Drivers could soon see new technology on the Malahat, as the Capital Regional District is looking at a proposal for interval-based speed cameras on the highway.

“The goal is to kill no one on that highway, to cut down the number of crashes and minimize the number of road closures,” Chris Foord, vice chair of the CRD Traffic Safety Commission, said.

Foord says speed cameras would be more efficient and a lot less costly than having cops catching speeders.

“They’re always picking up somebody doing 135, 145 or worse. I guess our feeling is that the worst of the speed demons should not go unchallenged if there’s no police officer there,” Foord said.

Unlike the controversial photo radar, which was scrapped by the government in 2001, interval cameras calculate the speed it takes for cars to travel between two locations.

“It’s effectively the idea that you can put a camera and license plate radar at the Goldstream entrance for example and another one at Mill Bay. It’s 19 minutes to do the 20 kilometres at the speed limit. So you pick a threshold limit and if you’ve done it in 14, 15 minutes you get a ticket,” Foord explained.

The group Sense BC say tracking all drivers, not just those driving dangerously, won’t work. They say a big part of the problem is the speed limit itself, which they say is too low. 
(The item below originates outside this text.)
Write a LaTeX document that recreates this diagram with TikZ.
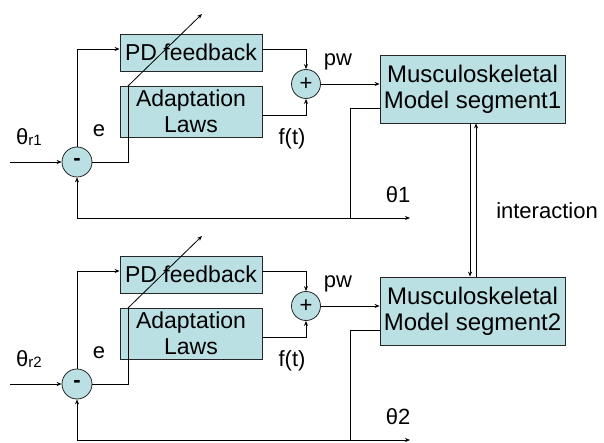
\documentclass[tikz,border=0pt]{standalone}
\usepackage{fontspec}
\setmainfont{Liberation Sans}
\usetikzlibrary{arrows.meta,calc}
\definecolor{boxfill}{RGB}{186,224,228}
\begin{document}
\begin{tikzpicture}[x=1pt,y=-1pt,
  blockbox/.style={draw=black!85, fill=boxfill, line width=0.8pt, inner sep=0pt,
    align=center, font=\fontsize{23}{26}\selectfont},
  modelbox/.style={blockbox, font=\fontsize{24}{26}\selectfont},
  sumnode/.style={circle, draw=black!85, fill=boxfill, line width=0.8pt,
    minimum size=30pt, inner sep=0pt, font=\fontsize{22}{22}\selectfont},
  wire/.style={line width=0.8pt},
  arr/.style={wire, -{Stealth[length=5pt,width=4pt]}},
  lbl/.style={font=\fontsize{22}{24}\selectfont, inner sep=0pt}
]
\useasboundingbox (0,0) rectangle (604,443);

% two identical control loops, one per segment
\foreach \i/\dy in {1/0,2/222}{
  \begin{scope}[yshift=-\dy pt]
    \node[blockbox, minimum width=142pt, minimum height=37pt] (pd\i) at (191,52.5) {PD feedback};
    \node[blockbox, minimum width=142pt, minimum height=51pt] (al\i) at (191,111.5) {Adaptation\\Laws};
    \node[sumnode] (dif\i) at (77,162) {\textbf{-}};
    \node[sumnode, minimum size=29pt] (sum\i) at (306,84) {+};
    \node[modelbox, minimum width=185pt, minimum height=68pt] (msm\i) at (472.5,89)
      {Musculoskeletal\\Model segment\i};

    \coordinate (in\i) at (10,162);
    \coordinate (knee\i) at (128,162);
    \coordinate (hinge\i) at (128,86);
    \coordinate (tune\i) at (202,14);
    \coordinate (tap\i) at (350,218);
    \coordinate (out\i) at (410,218);

    % error path
    \draw[arr] (in\i) -- (dif\i.west);
    \draw[arr] (dif\i.north) |- ($(pd\i.west)+(0,-3.5)$);
    \draw[wire] (dif\i.east) -- (knee\i) -- (hinge\i);
    \draw[arr] (hinge\i) -- (tune\i);

    % controller outputs into the summing junction
    \draw[arr] ($(pd\i.east)+(0,-3.5)$) -| (sum\i.north);
    \draw[arr] ($(al\i.east)+(0,3.5)$) -| (sum\i.south);
    \draw[arr] (sum\i.east) -- (sum\i.east -| msm\i.west);

    % joint angle output and feedback
    \draw[wire] ($(msm\i.west)+(0,19)$) -| (tap\i);
    \draw[arr] (tap\i) -- (out\i);
    \draw[arr] (tap\i) -| (dif\i.south);

    % labels
    \node[lbl] (lbe\i) at (99,131) {e};
    \node[lbl] (lbpw\i) at (338,62) {pw};
    \node[lbl] (lbf\i) at (292,139) {f(t)};
    \node[lbl] (lbth\i) at (398,195) {θ\i};
    \node[lbl] (lbref\i) at (29,137) {θ\raisebox{-1pt}{\fontsize{15}{15}\selectfont r\i}};
  \end{scope}
}

% interaction between the two segments
\draw[arr] ($(msm1.south)+(-2.5,0)$) -- ($(msm2.north)+(-2.5,0)$);
\draw[arr] ($(msm2.north)+(3.5,0)$) -- ($(msm1.south)+(3.5,0)$);
\node[lbl] (lbint) at (547,211) {interaction};
\end{tikzpicture}
\end{document}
“The limit on the Malahat is 80, but the 85th percentile is 95. So if you enforce it, this is a bit extreme but it’s legally possible, you’ll be ticketing everybody for driving safely,” says Chris Thompson with Safe BC. 

Thompson said the cameras would be a cash grab that simply wouldn’t make things safer.

“When you do enforcement like this, it doesn’t focus on the danger areas. So you don’t know if people were doing ridiculous speed in one particular corner or they were driving safely throughout the whole thing but just 10 or 15 [km/hr] above the limit depending on the conditions”

The CRD votes on the proposal July 12th. If it goes through, it will ask the Cowichan Valley Regional District for support in calling on the province to install the cameras.